- **PROBLEM**: Produce an exact copy of the lines below that run from the line containing "Generate a Python" to the line containing "return 1 - py / H", inclusive; any picture is omitted.

[start of SUPPLIED MATERIAL]

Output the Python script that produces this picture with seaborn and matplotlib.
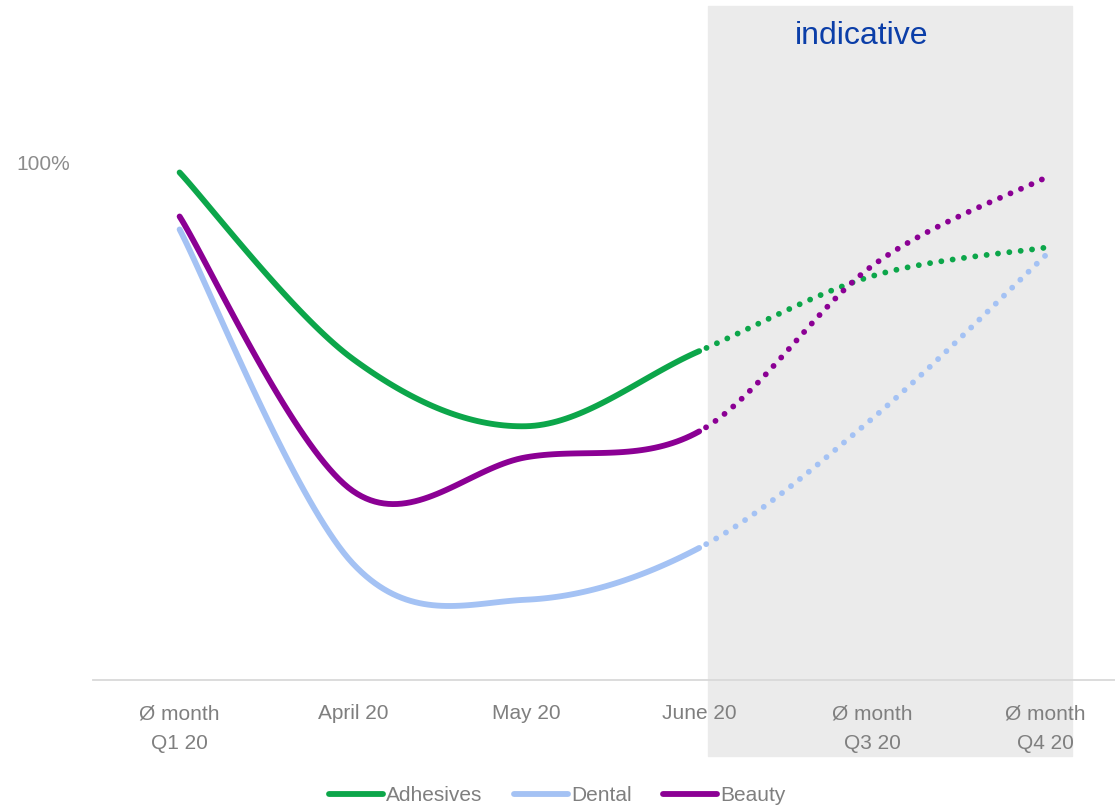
import numpy as np
import matplotlib
matplotlib.use('Agg')
import matplotlib.pyplot as plt
import seaborn as sns
from matplotlib.patches import Rectangle
from matplotlib.lines import Line2D

# 数据 (values in %)
periods = ["Ø month\nQ1 20", "April 20", "May 20", "June 20", "Ø month\nQ3 20", "Ø month\nQ4 20"]
adhesives = [98, 62, 49, 63.5, 78, 83.5]
dental = [87, 22.5, 15.5, 25.5, 50.5, 82]
beauty = [89.5, 36.5, 43, 48, 80, 97]
series_names = ["Adhesives", "Dental", "Beauty"]
last_actual = 3  # June 20, afterwards indicative (dotted)

colors = {"Adhesives": "#0CA64A", "Dental": "#A4C2F4", "Beauty": "#8B0094"}

sns.set_theme(style='white')
plt.rcParams['font.family'] = ['Liberation Sans', 'DejaVu Sans']

N = 40  # samples per segment


def smooth(xs, ys, n=N):
    # catmull-rom curve, like excel's "smoothed line"
    p = np.column_stack([xs, ys]).astype(float)
    p = np.vstack([p[0], p, p[-1]])
    t = np.linspace(0, 1, n)[:, None]
    pts = []
    for i in range(1, len(p) - 2):
        p0, p1, p2, p3 = p[i - 1], p[i], p[i + 1], p[i + 2]
        m1 = (p2 - p0) / 2
        m2 = (p3 - p1) / 2
        h00 = 2 * t**3 - 3 * t**2 + 1
        h10 = t**3 - 2 * t**2 + t
        h01 = -2 * t**3 + 3 * t**2
        h11 = t**3 - t**2
        pts.append(h00 * p1 + h10 * m1 + h01 * p2 + h11 * m2)
    pts = np.vstack(pts)
    return pts[:, 0], pts[:, 1]


fig = plt.figure(figsize=(11.15, 8.06), dpi=100)
fig.patch.set_facecolor('white')
ax = fig.add_axes([93 / 1115, 126 / 806, 1022 / 1115, 680 / 806])
ax.set_facecolor('none')

# grey "indicative" area
fig.add_artist(Rectangle((708 / 1115, 50 / 806), 364 / 1115, 750 / 806,
                         transform=fig.transFigure, color='#EBEBEB', zorder=-1))
fig.text(862 / 1115, 1 - 36 / 806, 'indicative', ha='center', va='center',
         color='#0B3EA8', fontsize=23)

x = np.arange(len(periods))
data = {"Adhesives": adhesives, "Dental": dental, "Beauty": beauty}
lw = 4.2
cut = last_actual * N
for name in series_names:
    sx, sy = smooth(x, data[name])
    sns.lineplot(x=sx[:cut], y=sy[:cut], ax=ax, color=colors[name], lw=lw, sort=False,
                 estimator=None, solid_capstyle='round')
    sns.lineplot(x=sx[cut:], y=sy[cut:], ax=ax, color=colors[name], lw=lw, sort=False,
                 estimator=None, linestyle=(0.6, (0.01, 1.95)), dash_capstyle='round')

ax.set_xlim(-0.5, -0.5 + 1022 / 173.2)
ax.set_ylim(0, 131.3)
ax.set_xticks(x, periods)
ax.set_yticks([100], ['100%'])
for lab in ax.get_xticklabels():
    lab.set_linespacing(1.7)
ax.tick_params(axis='x', length=0, pad=17.5, colors='#7F7F7F', labelsize=15)
ax.tick_params(axis='y', length=0, pad=16.5, colors='#8C8C8C', labelsize=15)
for s in ['top', 'right', 'left']:
    ax.spines[s].set_visible(False)
ax.spines['bottom'].set_color('#D9D9D9')
ax.spines['bottom'].set_linewidth(1.3)
ax.set_xlabel('')
ax.set_ylabel('')

handles = [Line2D([0], [0], color=colors[n], lw=lw, solid_capstyle='round') for n in series_names]
fig.legend(handles, series_names, loc='lower center', bbox_to_anchor=(0.5, -0.022), ncol=3,
           frameon=False, fontsize=15, labelcolor='#7F7F7F', handlelength=2.6,
           handletextpad=0.15, columnspacing=1.5)

fig.savefig('out.png', dpi=100)
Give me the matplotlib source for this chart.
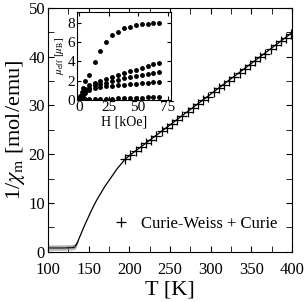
import numpy as np
import matplotlib
matplotlib.use('Agg')
import matplotlib.pyplot as plt
from matplotlib.ticker import MultipleLocator

plt.rcParams['font.family'] = ['Liberation Serif', 'DejaVu Serif']
plt.rcParams['mathtext.fontset'] = 'stix'

# main curve 1/chi vs T
T_line = [100, 110, 120, 130, 133, 136, 140, 145, 150, 155, 160, 165, 170,
          175, 180, 185, 190, 195, 200, 250, 300, 350, 400]
chi_inv = [0.8, 0.8, 0.8, 0.85, 1.0, 1.8, 3.4, 5.4, 7.2, 9.0, 10.6, 12.0, 13.4,
           14.6, 15.8, 17.0, 18.0, 19.0, 19.7, 26.0, 32.3, 38.6, 44.9]

# grey low-T curves
T_low = [100, 120, 130, 134, 137]
grey_a = [0.35, 0.35, 0.4, 0.6, 1.9]
grey_b = [0.55, 0.55, 0.6, 0.8, 2.0]
grey_c = [1.05, 1.05, 1.1, 1.3, 2.1]
grey_d = [1.2, 1.2, 1.25, 1.45, 2.2]

# Curie-Weiss + Curie fit points
T_fit = [195, 201, 208, 214, 221, 227, 233, 240, 246, 252, 259, 265, 272, 278,
         284, 291, 297, 304, 310, 316, 323, 329, 336, 342, 348, 355, 361, 367,
         374, 380, 387, 393, 399]
chi_fit = [19.0, 19.8, 20.6, 21.4, 22.3, 23.0, 23.8, 24.7, 25.4, 26.2, 27.1,
           27.8, 28.7, 29.4, 30.2, 31.1, 31.8, 32.7, 33.5, 34.2, 35.1, 35.9,
           36.7, 37.5, 38.3, 39.1, 39.9, 40.6, 41.5, 42.3, 43.2, 43.9, 44.7]

# inset: mu_eff vs H
H = [0.5, 1, 2, 3, 5, 8, 13, 18, 23, 28, 33, 38, 43, 48, 53, 58, 63, 68]
mu_1 = [0.2, 0.4, 0.8, 1.2, 2.0, 2.6, 3.9, 5.1, 6.0, 6.7, 7.05, 7.4, 7.6, 7.75,
        7.83, 7.9, 7.93, 7.95]
mu_2 = [0.15, 0.3, 0.55, 0.8, 1.15, 1.5, 1.8, 2.0, 2.2, 2.4, 2.6, 2.8, 3.0,
        3.15, 3.35, 3.5, 3.7, 3.85]
mu_3 = [0.12, 0.25, 0.45, 0.65, 0.95, 1.25, 1.5, 1.67, 1.8, 1.95, 2.1, 2.25,
        2.35, 2.5, 2.6, 2.7, 2.8, 2.9]
mu_4 = [0.1, 0.2, 0.35, 0.5, 0.75, 1.0, 1.2, 1.32, 1.4, 1.47, 1.53, 1.58, 1.63,
        1.68, 1.72, 1.77, 1.81, 1.85]
mu_5 = [0.01, 0.02, 0.03, 0.04, 0.05, 0.07, 0.09, 0.1, 0.12, 0.14, 0.16, 0.18,
        0.2, 0.22, 0.25, 0.28, 0.31, 0.34]

fig = plt.figure(figsize=(3.05, 3.02), dpi=100)
ax = fig.add_axes([0.157, 0.166, 0.8, 0.808])

for g in (grey_a, grey_b, grey_c, grey_d):
    ax.plot(T_low, g, color='#999999', lw=0.6)
ax.plot(T_line, chi_inv, color='black', lw=0.9)
ax.plot(T_fit, chi_fit, ls='none', marker='+', ms=7, mew=0.9, color='black',
        label='Curie-Weiss + Curie')

ax.set_xlim(100, 400)
ax.set_ylim(0, 50)
ax.xaxis.set_major_locator(MultipleLocator(50))
ax.xaxis.set_minor_locator(MultipleLocator(25))
ax.yaxis.set_major_locator(MultipleLocator(10))
ax.yaxis.set_minor_locator(MultipleLocator(5))
ax.tick_params(which='both', direction='in', top=True, right=True,
               labelsize=12, length=4)
ax.tick_params(axis='x', pad=7)
ax.tick_params(axis='y', pad=2)
ax.set_xlabel('T [K]', fontsize=16, labelpad=2)
ax.set_ylabel(r'1/$\chi_{\rm m}$ [mol/emu]', fontsize=16, labelpad=1)
ax.legend(loc='lower right', frameon=False, fontsize=12, handletextpad=0.6,
          handlelength=1.2, bbox_to_anchor=(1.0, 0.02))

ins = fig.add_axes([0.252, 0.669, 0.309, 0.291])
for m in (mu_1, mu_2, mu_3, mu_4, mu_5):
    ins.plot(H, m, ls='none', marker='o', ms=2.5, color='black')
ins.set_xlim(-2, 78)
ins.set_ylim(0, 9.1)
ins.xaxis.set_major_locator(MultipleLocator(25))
ins.yaxis.set_major_locator(MultipleLocator(2))
ins.tick_params(direction='in', top=True, right=True, labelsize=11, pad=1,
                length=3)
ins.set_xlabel('H [kOe]', fontsize=10, labelpad=1)
ins.set_ylabel(r'$\mu_{\rm eff}$ [$\mu_{\rm B}$]', fontsize=8, labelpad=1)

fig.savefig('out.png', dpi=100)
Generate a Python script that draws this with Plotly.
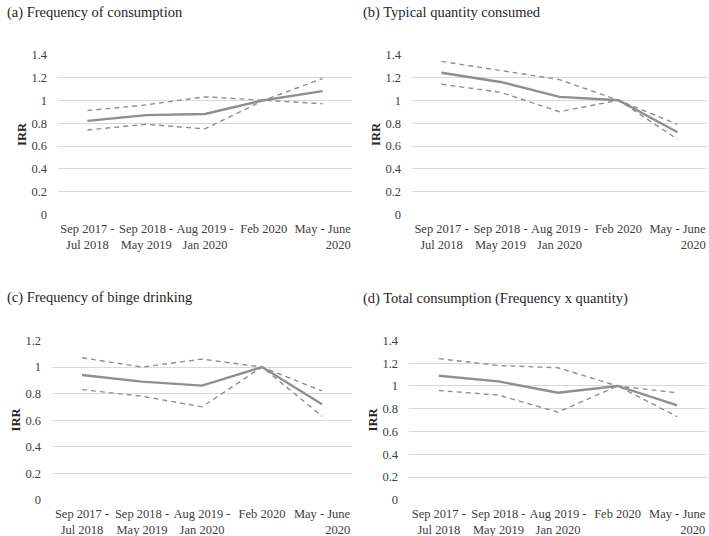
import plotly.graph_objects as go

categories = ["Sep 2017 -<br>Jul 2018", "Sep 2018 -<br>May 2019", "Aug 2019 -<br>Jan 2020",
              "Feb 2020", "May - June<br>          2020"]

titles = ["(a) Frequency of consumption", "(b) Typical quantity consumed",
          "(c) Frequency of binge drinking", "(d) Total consumption (Frequency x quantity)"]

a_irr = [0.82, 0.87, 0.88, 1.00, 1.08]
a_ci1 = [0.91, 0.96, 1.03, 1.00, 0.97]
a_ci2 = [0.74, 0.79, 0.75, 1.00, 1.19]

b_irr = [1.24, 1.16, 1.03, 1.00, 0.72]
b_ci1 = [1.34, 1.26, 1.18, 1.00, 0.79]
b_ci2 = [1.14, 1.07, 0.90, 1.00, 0.66]

c_irr = [0.94, 0.89, 0.86, 1.00, 0.72]
c_ci1 = [1.07, 1.00, 1.06, 1.00, 0.82]
c_ci2 = [0.83, 0.78, 0.70, 1.00, 0.63]

d_irr = [1.09, 1.04, 0.94, 1.00, 0.83]
d_ci1 = [1.24, 1.18, 1.16, 1.00, 0.94]
d_ci2 = [0.96, 0.92, 0.77, 1.00, 0.73]

panels = [(a_irr, a_ci1, a_ci2, 1.4), (b_irr, b_ci1, b_ci2, 1.4),
          (c_irr, c_ci1, c_ci2, 1.2), (d_irr, d_ci1, d_ci2, 1.4)]

W, H = 709, 536
# pixel boxes: x0, x1, ytop, ybottom
boxes = [(58, 352, 54, 215), (412, 707, 54, 215), (52, 352, 340, 500), (409, 707, 340, 500)]
title_pos = [(5, 13), (361, 13), (5, 297), (361, 298)]

FONT = "Liberation Serif"
LINE = "#8f8f8f"
TXT = "#404040"


def fx(px):
    return px / W


def fy(py):
    return 1 - py / H


fig = go.Figure()
layout = dict(width=W, height=H, margin=dict(l=0, r=0, t=0, b=0, autoexpand=False),
              paper_bgcolor="white", plot_bgcolor="white", showlegend=False,
              font=dict(family=FONT, size=12, color=TXT), annotations=[])

for i, (irr, ci1, ci2, ymax) in enumerate(panels):
    n = i + 1
    xa = "x" if n == 1 else f"x{n}"
    ya = "y" if n == 1 else f"y{n}"
    for vals, dash, w in [(ci1, "dash", 1.4), (ci2, "dash", 1.4), (irr, "solid", 2.4)]:
        fig.add_trace(go.Scatter(x=categories, y=vals, mode="lines", xaxis=xa, yaxis=ya,
                                 line=dict(color=LINE, width=w, dash=dash if dash == "solid" else "5px,4px"),
                                 hoverinfo="skip"))
    x0, x1, yt, yb = boxes[i]
    layout["xaxis" if n == 1 else f"xaxis{n}"] = dict(
        domain=[fx(x0), fx(x1)], anchor=ya, type="category", range=[-0.5, 4.5],
        showgrid=False, showline=False, zeroline=False, ticks="", automargin=False,
        ticklabelstandoff=4, tickfont=dict(family=FONT, size=12.5, color=TXT))
    layout["yaxis" if n == 1 else f"yaxis{n}"] = dict(
        domain=[fy(yb), fy(yt)], anchor=xa, range=[-0.002, ymax + 0.004],
        dtick=0.2, tick0=0, showgrid=True, gridcolor="#d9d9d9", gridwidth=1,
        zeroline=False, showline=False, ticks="", ticklabelstandoff=10, automargin=False,
        tickfont=dict(family=FONT, size=12.5, color=TXT),
        title=dict(text="<b>IRR</b>", font=dict(family=FONT, size=12.5, color="#262626"), standoff=2))
    tx, ty = title_pos[i]
    layout["annotations"].append(dict(text=titles[i], x=fx(tx), y=fy(ty), xref="paper", yref="paper",
                                      xanchor="left", yanchor="middle", showarrow=False,
                                      font=dict(family=FONT, size=14.5, color="#262626")))

fig.update_layout(**layout)
fig.write_html("out.html", config={"displayModeBar": False, "staticPlot": True},
               post_script="document.body.style.margin='0';document.body.style.overflow='hidden';")
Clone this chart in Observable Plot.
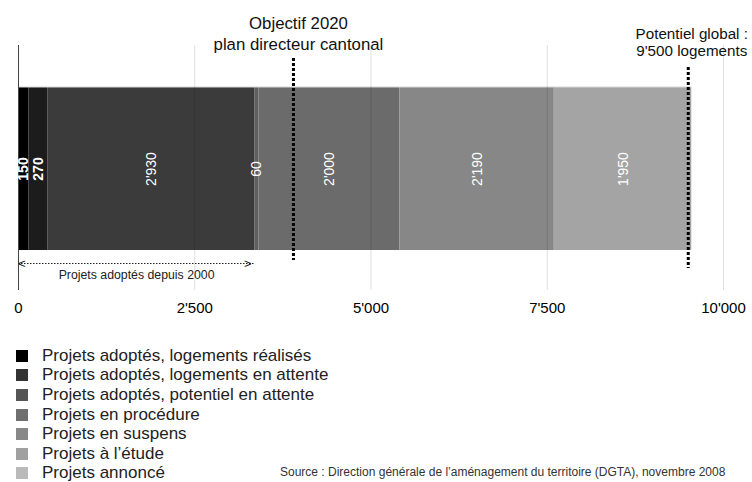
<!DOCTYPE html>
<html>
<head>
<meta charset="utf-8">
<script src="https://cdn.jsdelivr.net/npm/d3@7"></script>
<script src="https://cdn.jsdelivr.net/npm/@observablehq/plot@0.6"></script>
<style>
  body { margin: 0; background: #fff; font-family: "Liberation Sans", Arial, Helvetica, sans-serif; }
  #wrap { position: relative; width: 752px; height: 482px; overflow: hidden; }
  #chart { position: absolute; left: 0; top: 0; }
  .legend { position: absolute; left: 16px; top: 346px; }
  .row { display: flex; align-items: center; height: 19.6px; font-size: 17px; color: #222; white-space: nowrap; }
  .sw { width: 12px; height: 12px; margin-right: 14px; flex: none; }
  .source { position: absolute; left: 280px; top: 465px; font-size: 12px; color: #333; white-space: nowrap; }
</style>
</head>
<body>
<div id="wrap">
  <div id="chart"></div>
  <div class="legend" id="legend"></div>
  <div class="source">Source : Direction générale de l’aménagement du territoire (DGTA), novembre 2008</div>
</div>
<script>
// Housing potential by project status (number of dwellings)
const categories = [
  "Projets adoptés, logements réalisés",
  "Projets adoptés, logements en attente",
  "Projets adoptés, potentiel en attente",
  "Projets en procédure",
  "Projets en suspens",
  "Projets à l’étude",
  "Projets annoncé"
];
const values = [150, 270, 2930, 60, 2000, 2190, 1950];
const valueLabels = ["150", "270", "2'930", "60", "2'000", "2'190", "1'950"];

// Shades of the stacked bar, and of the key swatches
const barShades = ["#000000", "#1c1c1c", "#3b3b3b", "#606060", "#6b6b6b", "#878787", "#a4a4a4"];
const keyShades = ["#000000", "#333333", "#555555", "#6f6f6f", "#888888", "#a0a0a0", "#bababa"];

const ticks = [0, 2500, 5000, 7500, 10000];
const tickLabels = ["0", "2'500", "5'000", "7'500", "10'000"];

// Reference levels
const objectif2020 = 3900;
const potentielGlobal = 9500;
const adoptedSince2000 = values[0] + values[1] + values[2];

const band = "Logements";
const rows = categories.map((c, i) => ({category: c, value: values[i], label: valueLabels[i], band}));

const arrowY = 94.5;   // offset of the bracket below the bar centre

// segment labels: stacked first, then split by weight
const stackedLabel = {x: "value", y: "band", text: "label", rotate: -90, fill: "white", fontSize: 14};

const chart = Plot.plot({
  width: 752,
  height: 330,
  marginLeft: 18,
  marginRight: 29,
  marginTop: 45,
  marginBottom: 40,
  style: {fontFamily: "'Liberation Sans', Arial, Helvetica, sans-serif", fontSize: "15px", color: "#000", background: "#fff"},
  x: {
    domain: [0, 10000],
    ticks: ticks,
    tickFormat: d => tickLabels[ticks.indexOf(d)],
    tickSize: 0,
    tickPadding: 12,
    label: null
  },
  y: {type: "band", domain: [band], range: [87, 250], padding: 0, axis: null},
  color: {type: "ordinal", domain: categories, range: barShades},
  marks: [
    // stacked bar
    Plot.barX(rows, Plot.stackX({x: "value", y: "band", fill: "category"})),
    // light top edge of the bar
    Plot.ruleY([band], {x1: 0, x2: d3.sum(values), dy: -82, stroke: "#d6d6d6", strokeWidth: 1.2}),
    // vertical grid
    Plot.ruleX(ticks.slice(1), {stroke: "#000", strokeOpacity: 0.13}),
    Plot.ruleX([0], {stroke: "#444"}),
    // values inside the segments
    Plot.text(rows, Plot.filter((d, i) => i < 2, Plot.stackX({...stackedLabel, fontWeight: "bold"}))),
    Plot.text(rows, Plot.filter((d, i) => i >= 2, Plot.stackX(stackedLabel))),
    // target lines
    Plot.ruleX([objectif2020], {stroke: "#000", strokeWidth: 3, strokeDasharray: "3,2", insetTop: 13, insetBottom: 30}),
    Plot.ruleX([potentielGlobal], {stroke: "#000", strokeWidth: 3, strokeDasharray: "3,2", insetTop: 22, insetBottom: 22}),
    Plot.text([objectif2020], {
      x: d => d, frameAnchor: "top", text: () => "Objectif 2020\nplan directeur cantonal",
      dx: 5, dy: -13, lineAnchor: "middle", lineHeight: 1.3, fontSize: 16.8, fill: "#111"
    }),
    Plot.text([potentielGlobal], {
      x: d => d, frameAnchor: "top", text: () => "Potentiel global :\n9'500 logements",
      dx: 3.5, dy: -3.5, lineAnchor: "middle", lineHeight: 1.12, fontSize: 15.2, fill: "#111"
    }),
    // bracket under the adopted projects
    Plot.ruleY([band], {x1: 0, x2: adoptedSince2000, dy: arrowY, stroke: "#222", strokeDasharray: "1.5,1.5"}),
    Plot.text([0], {x: d => d, y: () => band, text: () => "<", textAnchor: "start", dy: arrowY, dx: -0.5, fontSize: 13, fill: "#222"}),
    Plot.text([adoptedSince2000], {x: d => d, y: () => band, text: () => ">", textAnchor: "end", dy: arrowY, dx: -3, fontSize: 13, fill: "#222"}),
    Plot.text([adoptedSince2000 / 2], {
      x: d => d, y: () => band, text: () => "Projets adoptés depuis 2000",
      dy: arrowY + 11.5, fontSize: 12.3, fill: "#222"
    })
  ]
});
document.getElementById("chart").appendChild(chart);

// key
const legend = d3.select("#legend");
categories.forEach((c, i) => {
  const row = legend.append("div").attr("class", "row");
  row.append("div").attr("class", "sw").style("background", keyShades[i]);
  row.append("span").text(c);
});
</script>
</body>
</html>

[end of SUPPLIED MATERIAL]

- **WORKED SOLUTION**:
Generate a Python script that draws this with Plotly.
import plotly.graph_objects as go

categories = ["Sep 2017 -<br>Jul 2018", "Sep 2018 -<br>May 2019", "Aug 2019 -<br>Jan 2020",
              "Feb 2020", "May - June<br>          2020"]

titles = ["(a) Frequency of consumption", "(b) Typical quantity consumed",
          "(c) Frequency of binge drinking", "(d) Total consumption (Frequency x quantity)"]

a_irr = [0.82, 0.87, 0.88, 1.00, 1.08]
a_ci1 = [0.91, 0.96, 1.03, 1.00, 0.97]
a_ci2 = [0.74, 0.79, 0.75, 1.00, 1.19]

b_irr = [1.24, 1.16, 1.03, 1.00, 0.72]
b_ci1 = [1.34, 1.26, 1.18, 1.00, 0.79]
b_ci2 = [1.14, 1.07, 0.90, 1.00, 0.66]

c_irr = [0.94, 0.89, 0.86, 1.00, 0.72]
c_ci1 = [1.07, 1.00, 1.06, 1.00, 0.82]
c_ci2 = [0.83, 0.78, 0.70, 1.00, 0.63]

d_irr = [1.09, 1.04, 0.94, 1.00, 0.83]
d_ci1 = [1.24, 1.18, 1.16, 1.00, 0.94]
d_ci2 = [0.96, 0.92, 0.77, 1.00, 0.73]

panels = [(a_irr, a_ci1, a_ci2, 1.4), (b_irr, b_ci1, b_ci2, 1.4),
          (c_irr, c_ci1, c_ci2, 1.2), (d_irr, d_ci1, d_ci2, 1.4)]

W, H = 709, 536
# pixel boxes: x0, x1, ytop, ybottom
boxes = [(58, 352, 54, 215), (412, 707, 54, 215), (52, 352, 340, 500), (409, 707, 340, 500)]
title_pos = [(5, 13), (361, 13), (5, 297), (361, 298)]

FONT = "Liberation Serif"
LINE = "#8f8f8f"
TXT = "#404040"


def fx(px):
    return px / W


def fy(py):
    return 1 - py / H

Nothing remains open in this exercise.